Dick Hart is an original member of 91 Raceway, and he mounts a black No. 77 mower that he chopped together with parts from different machines. He said the makeup of the machine is all up to the driver's preference, but he also said racing is 50 percent machine and 50 percent driver.

"If you can't drive, it doesn't matter what you're riding," Dick Hart says.

Today Dick Hart will be driving in two of the five classes of the race: senior and open. The other classes are modified, junior and powder-puff.

Meanwhile, back at the registration tent, Sarah Spears has just arrived and is ready to choose her class for the day.

"And which class will you be entering today, Sarah," asks Daronda Stovall.

"Junior," replies Sarah, turning to the nearby Jake to make sure he hears her.

Green flag

Less than an hour after the invocation and the national anthem, three checkered flags have fallen. Now it's time for the three juniors.

As the green flag falls, Sarah pulls ahead of the pack on "Grandpa's Toy" by cutting Josiah off on the inside of the first turn. Jake hits the gas and comes up on the outside, slightly behind his sister and leaving Josiah in the rear.

The two Spears lean into the next eight turns, holding their positions until Jake makes his move on the first turn of lap nine. But when he accelerates on the outside, he loses control and runs through a hay bale and off the track. The red flag comes out, followed by a yellow caution flag as the racers get back into position. It's Sarah leading, followed by Josiah and Jake.

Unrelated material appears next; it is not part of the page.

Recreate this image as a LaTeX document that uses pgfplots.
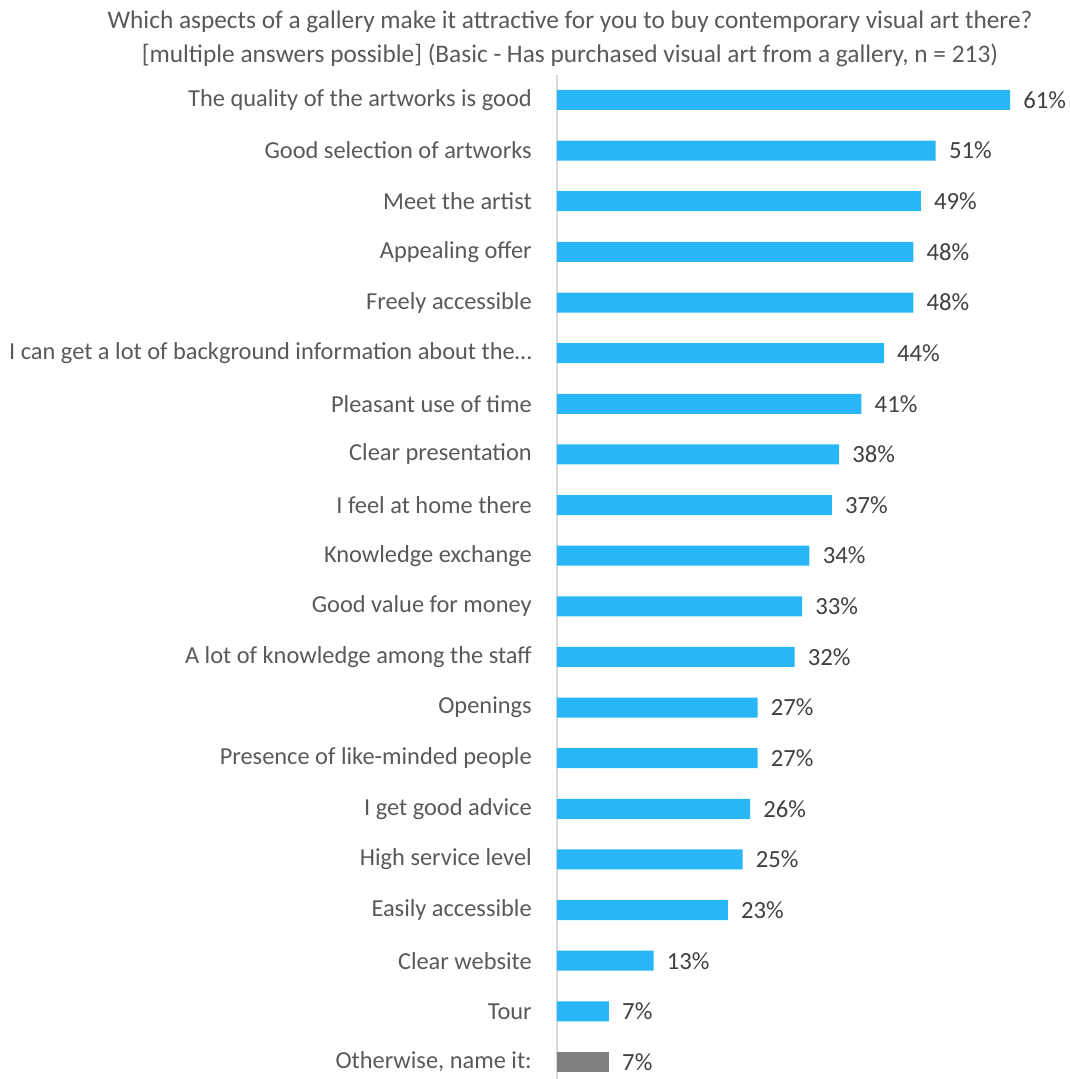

When the green flag waves the drivers on, dust flies as Jake repeats his earlier move on Josiah and pulls alongside his sister. The two battle for a couple of laps until the last turn of lap 14, the next-to-last lap, when Jake decides to make his push.

Jake slams on the gas, again moving to the outside. Sarah corresponds with a burst, tipping her mower on two wheels as she skirts the inside. Jake pushes a little more, sending his mower out of control, up onto the outside bales, flipping him off the tractor and pulling the kill switch. He's not seriously hurt, but he's out of the race.

Sarah crosses the finish line, well in front of Josiah who finishes second. Jake walks off the track to sympathetic applause, smarting as much from the loss as the wreck.